• _Written instruction_:
Print word for word the first line of the listing below and every line after it, through the line with "ctx.strokeRect(a.left, a.top, a.right". Leave out the pictures and the rest.

• _Data provided_:
• • •

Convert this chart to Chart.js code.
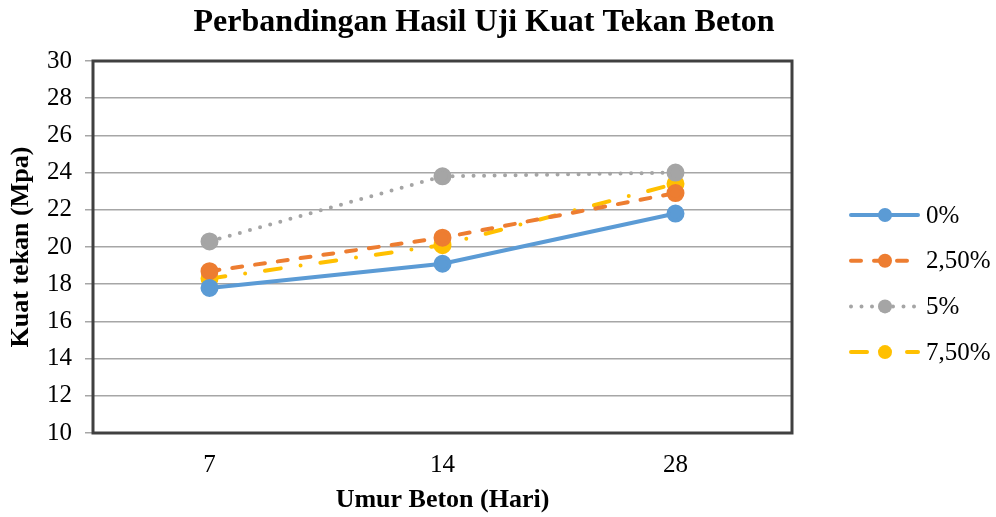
<!DOCTYPE html>
<html>
<head>
<meta charset="utf-8">
<script src="https://cdn.jsdelivr.net/npm/chart.js@4.4.0/dist/chart.umd.min.js"></script>
<style>
  html, body { margin: 0; padding: 0; background: #fff; }
  #wrap { width: 996px; height: 517px; }
</style>
</head>
<body>
<div id="wrap"><canvas id="chart" width="996" height="517"></canvas></div>
<script>
const umur = ["7", "14", "28"];
const seriesNames = ["0%", "2,50%", "5%", "7,50%"];
const kuat0 = [17.8, 19.1, 21.8];
const kuat25 = [18.7, 20.5, 22.9];
const kuat5 = [20.3, 23.8, 24.0];
const kuat75 = [18.3, 20.1, 23.4];
const yTicks = [10, 12, 14, 16, 18, 20, 22, 24, 26, 28, 30];

const serif = "'Liberation Serif', 'Times New Roman', serif";
const colors = ["#5b9bd5", "#ed7d31", "#a5a5a5", "#ffc000"];
const dashes = [[], [10, 13], [0, 10.5], [16, 20, 0, 20]];

function makeSet(label, data, i) {
    return {
        label,
        data,
        borderColor: colors[i],
        backgroundColor: colors[i],
        pointBackgroundColor: colors[i],
        pointBorderColor: colors[i],
        pointRadius: 7,
        pointHoverRadius: 7,
        borderWidth: 4,
        borderDash: dashes[i],
        borderCapStyle: "round",
        tension: 0
    };
}

// title, frame and legend drawn by hand
const decor = {
    id: "decor",
    afterDraw(chart) {
        const ctx = chart.ctx;
        const a = chart.chartArea;
        ctx.save();
        ctx.strokeStyle = "#404040";
        ctx.lineWidth = 3;
        ctx.strokeRect(a.left, a.top, a.right - a.left, a.bottom - a.top);

        ctx.fillStyle = "#000";
        ctx.font = "bold 32px " + serif;
        ctx.textAlign = "center";
        ctx.textBaseline = "middle";
        ctx.fillText("Perbandingan Hasil Uji Kuat Tekan Beton", 484, 23);

        chart.data.datasets.forEach((ds, i) => {
            const y = 215 + i * 45.7;
            ctx.strokeStyle = ds.borderColor;
            ctx.lineWidth = 4;
            ctx.lineCap = "round";
            ctx.setLineDash(ds.borderDash);
            ctx.beginPath();
            ctx.moveTo(851, y);
            ctx.lineTo(918, y);
            ctx.stroke();
            ctx.setLineDash([]);
            ctx.fillStyle = ds.borderColor;
            ctx.beginPath();
            ctx.arc(885, y, 7, 0, Math.PI * 2);
            ctx.fill();
            ctx.fillStyle = "#000";
            ctx.font = "25px " + serif;
            ctx.textAlign = "left";
            ctx.fillText(ds.label, 926, y + 1);
        });
        ctx.restore();
    }
};

new Chart(document.getElementById("chart"), {
    type: "line",
    data: {
        labels: umur,
        datasets: [
            makeSet(seriesNames[0], kuat0, 0),
            makeSet(seriesNames[1], kuat25, 1),
            makeSet(seriesNames[2], kuat5, 2),
            makeSet(seriesNames[3], kuat75, 3)
        ]
    },
    options: {
        responsive: false,
        animation: false,
        layout: { padding: { left: 0, right: 204, top: 61, bottom: 0 } },
        plugins: {
            legend: { display: false },
            title: { display: false },
            tooltip: { enabled: false }
        },
        scales: {
            x: {
                offset: true,
                grid: { display: false, drawTicks: false },
                border: { display: false },
                ticks: { color: "#000", font: { family: serif, size: 25 }, padding: 17 },
                title: {
                    display: true,
                    text: "Umur Beton (Hari)",
                    color: "#000",
                    font: { family: serif, size: 26, weight: "bold" },
                    padding: { top: 0, bottom: 1 }
                },
                afterFit(s) { s.height = 84; }
            },
            y: {
                min: 10,
                max: 30,
                afterBuildTicks(s) { s.ticks = yTicks.map(v => ({ value: v })); },
                grid: { color: "#a6a6a6", lineWidth: 1.5, tickLength: 8, tickColor: "#a6a6a6" },
                border: { display: false },
                ticks: { color: "#000", font: { family: serif, size: 25 }, padding: 13 },
                title: {
                    display: true,
                    text: "Kuat tekan (Mpa)",
                    color: "#000",
                    font: { family: serif, size: 26, weight: "bold" },
                    padding: { top: 6, bottom: 0 }
                },
                afterFit(s) { s.width = 93; }
            }
        }
    },
    plugins: [decor]
});
</script>
</body>
</html>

• • •

• _Written reply_:
Convert this chart to Chart.js code.
<!DOCTYPE html>
<html>
<head>
<meta charset="utf-8">
<script src="https://cdn.jsdelivr.net/npm/chart.js@4.4.0/dist/chart.umd.min.js"></script>
<style>
  html, body { margin: 0; padding: 0; background: #fff; }
  #wrap { width: 996px; height: 517px; }
</style>
</head>
<body>
<div id="wrap"><canvas id="chart" width="996" height="517"></canvas></div>
<script>
const umur = ["7", "14", "28"];
const seriesNames = ["0%", "2,50%", "5%", "7,50%"];
const kuat0 = [17.8, 19.1, 21.8];
const kuat25 = [18.7, 20.5, 22.9];
const kuat5 = [20.3, 23.8, 24.0];
const kuat75 = [18.3, 20.1, 23.4];
const yTicks = [10, 12, 14, 16, 18, 20, 22, 24, 26, 28, 30];

const serif = "'Liberation Serif', 'Times New Roman', serif";
const colors = ["#5b9bd5", "#ed7d31", "#a5a5a5", "#ffc000"];
const dashes = [[], [10, 13], [0, 10.5], [16, 20, 0, 20]];

function makeSet(label, data, i) {
    return {
        label,
        data,
        borderColor: colors[i],
        backgroundColor: colors[i],
        pointBackgroundColor: colors[i],
        pointBorderColor: colors[i],
        pointRadius: 7,
        pointHoverRadius: 7,
        borderWidth: 4,
        borderDash: dashes[i],
        borderCapStyle: "round",
        tension: 0
    };
}

// title, frame and legend drawn by hand
const decor = {
    id: "decor",
    afterDraw(chart) {
        const ctx = chart.ctx;
        const a = chart.chartArea;
        ctx.save();
        ctx.strokeStyle = "#404040";
        ctx.lineWidth = 3;
        ctx.strokeRect(a.left, a.top, a.right - a.left, a.bottom - a.top);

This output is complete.